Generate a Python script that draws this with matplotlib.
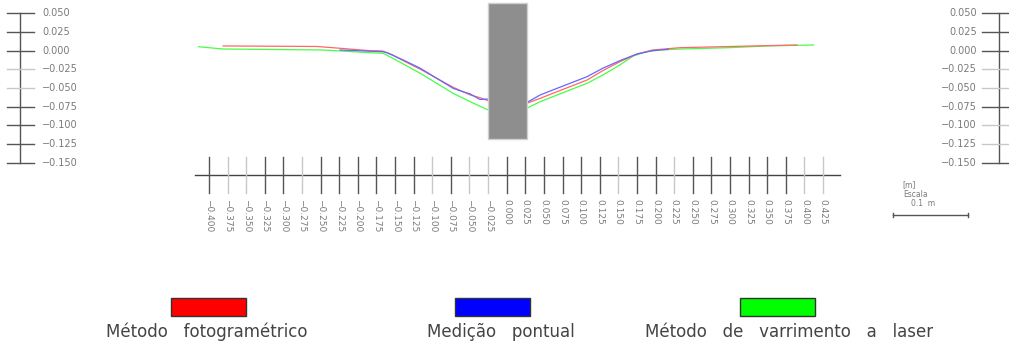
import matplotlib
matplotlib.use("Agg")
import matplotlib.pyplot as plt
from matplotlib.patches import Rectangle

# ---------------- data (metres) ----------------
red_x = [-0.381, -0.255, -0.224, -0.184, -0.167, -0.153, -0.139, -0.116, -0.094, -0.072,
         -0.049, -0.036, -0.025, 0.000, 0.027, 0.045, 0.062, 0.085, 0.108, 0.129,
         0.152, 0.175, 0.196, 0.233, 0.350, 0.390]
red_y = [0.0062, 0.0055, 0.0031, -0.0001, -0.0005, -0.0059, -0.0135, -0.0250, -0.0371, -0.0491,
         -0.0594, -0.0630, -0.0670, -0.0710, -0.0705, -0.0639, -0.0572, -0.0483, -0.0394, -0.0269,
         -0.0149, -0.0046, 0.0008, 0.0039, 0.0066, 0.0075]

blue_x = [-0.224, -0.166, -0.161, -0.139, -0.116, -0.094, -0.072, -0.059, -0.049, -0.036,
          -0.025, 0.000, 0.027, 0.045, 0.062, 0.085, 0.108, 0.129, 0.152, 0.175, 0.196, 0.217]
blue_y = [0.0008, -0.0015, -0.0028, -0.0126, -0.0237, -0.0371, -0.0505, -0.0550, -0.0580, -0.0655,
          -0.0648, -0.0700, -0.0695, -0.0594, -0.0527, -0.0438, -0.0349, -0.0237, -0.0135, -0.0046,
          -0.0001, 0.0017]

green_x = [-0.414, -0.381, -0.247, -0.184, -0.166, -0.153, -0.139, -0.116, -0.094, -0.072,
           -0.049, -0.025, 0.000, 0.027, 0.045, 0.062, 0.085, 0.108, 0.129, 0.152,
           0.170, 0.188, 0.206, 0.233, 0.300, 0.350, 0.412]
green_y = [0.0052, 0.0021, 0.0008, -0.0028, -0.0036, -0.0103, -0.0179, -0.0304, -0.0438, -0.0572,
           -0.0684, -0.0795, -0.0810, -0.0772, -0.0684, -0.0617, -0.0527, -0.0438, -0.0327, -0.0193,
           -0.0072, -0.0015, 0.0008, 0.0021, 0.0039, 0.0062, 0.0075]

x_ticks = [round(-0.400 + 0.025 * i, 3) for i in range(34)]
x_light = [-0.375, -0.350, -0.275, -0.100, -0.050, -0.025, 0.150, 0.225, 0.400, 0.425]
y_ticks = [0.050, 0.025, 0.000, -0.025, -0.050, -0.075, -0.100, -0.125, -0.150]
y_light_left = [-0.025, -0.050]
y_light_right = [-0.025, -0.050, -0.100, -0.125]

series_names = ["Método   fotogramétrico", "Medição   pontual", "Método   de   varrimento   a   laser"]
series_colors = ["#ff0000", "#0000ff", "#00ff00"]

# ---------------- figure ----------------
W, H = 1009, 351
fig = plt.figure(figsize=(W / 100, H / 100), dpi=100)
ax = fig.add_axes([0, 0, 1, 1])
ax.set_xlim(-0.6806, 0.6747)
ax.set_ylim(-0.4021, 0.0677)
ax.axis("off")

def fmt(v):
    s = f"{abs(v):.3f}"
    return ("\u2212" + s) if v < 0 else s

dark = "#555555"
light = "#c8c8c8"
tcol = "#7a7a7a"

# profile lines
ax.plot(green_x, green_y, color="#44ff44", lw=0.9, zorder=2)
ax.plot(red_x, red_y, color="#ff6666", lw=0.9, zorder=3)
ax.plot(blue_x, blue_y, color="#6666ff", lw=0.9, zorder=3)

# grey block
ax.add_patch(Rectangle((-0.025, -0.118), 0.052, 0.182, facecolor="#8e8e8e",
                       edgecolor="#d0d0d0", lw=1, zorder=5))

# bottom axis
y_axis = -0.1659
ax.plot([-0.4187, 0.4478], [y_axis, y_axis], color="#444444", lw=1, zorder=4)
for v in x_ticks:
    c = light if any(abs(v - l) < 1e-6 for l in x_light) else dark
    ax.plot([v, v], [-0.1427, -0.1906], color=c, lw=1, zorder=4)
    ax.text(v, -0.1985, fmt(v), rotation=270, ha="center", va="top",
            fontsize=6.5, color=tcol)

# left vertical scale
xl = -0.6537
ax.plot([xl, xl], [0.050, -0.150], color="#555555", lw=1)
for v in y_ticks:
    c = light if v in y_light_left else dark
    ax.plot([-0.6712, -0.6349], [v, v], color=c, lw=1)
    ax.text(-0.6242, v, fmt(v), ha="left", va="center", fontsize=7, color=tcol)

# right vertical scale
xr = 0.6613
ax.plot([xr, xr], [0.050, -0.150], color="#555555", lw=1)
for v in y_ticks:
    c = light if v in y_light_right else dark
    ax.plot([0.6385, 0.6747], [v, v], color=c, lw=1)
    ax.text(0.6317, v, fmt(v), ha="right", va="center", fontsize=7, color=tcol)

# scale bar
sb_y = -0.2200
ax.plot([0.519, 0.619], [sb_y, sb_y], color="#555555", lw=1)
ax.plot([0.519, 0.519], [sb_y - 0.003, sb_y + 0.003], color="#555555", lw=1)
ax.plot([0.619, 0.619], [sb_y - 0.003, sb_y + 0.003], color="#555555", lw=1)
ax.text(0.532, -0.1795, "[m]", fontsize=5.5, color=tcol, ha="left", va="center")
ax.text(0.532, -0.1925, "Escala", fontsize=5.5, color=tcol, ha="left", va="center")
ax.text(0.543, -0.2045, "0.1  m", fontsize=5.5, color=tcol, ha="left", va="center")

# legend
rect_x = [171, 455, 740]
text_cx = [207, 501, 789]
for rx, tx, name, col in zip(rect_x, text_cx, series_names, series_colors):
    fig.patches.append(Rectangle((rx / W, 1 - 315.5 / H), 75 / W, 17.5 / H,
                                 transform=fig.transFigure, facecolor=col,
                                 edgecolor="#333333", lw=1))
    fig.text(tx / W, 1 - 332 / H, name, ha="center", va="center",
             fontsize=12, color="#444444")

fig.savefig("out.png", dpi=100)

◇ ◇ ◇ ◇ ◇

# Requirements:
Repeat the listing above up to and including the line with "-0.0149, -0.0046, 0.0008, 0.0039, 0.0066, 0.0075]", starting from its first line. Drop any pictures.

# Output for this exercise:
Generate a Python script that draws this with matplotlib.
import matplotlib
matplotlib.use("Agg")
import matplotlib.pyplot as plt
from matplotlib.patches import Rectangle

# ---------------- data (metres) ----------------
red_x = [-0.381, -0.255, -0.224, -0.184, -0.167, -0.153, -0.139, -0.116, -0.094, -0.072,
         -0.049, -0.036, -0.025, 0.000, 0.027, 0.045, 0.062, 0.085, 0.108, 0.129,
         0.152, 0.175, 0.196, 0.233, 0.350, 0.390]
red_y = [0.0062, 0.0055, 0.0031, -0.0001, -0.0005, -0.0059, -0.0135, -0.0250, -0.0371, -0.0491,
         -0.0594, -0.0630, -0.0670, -0.0710, -0.0705, -0.0639, -0.0572, -0.0483, -0.0394, -0.0269,
         -0.0149, -0.0046, 0.0008, 0.0039, 0.0066, 0.0075]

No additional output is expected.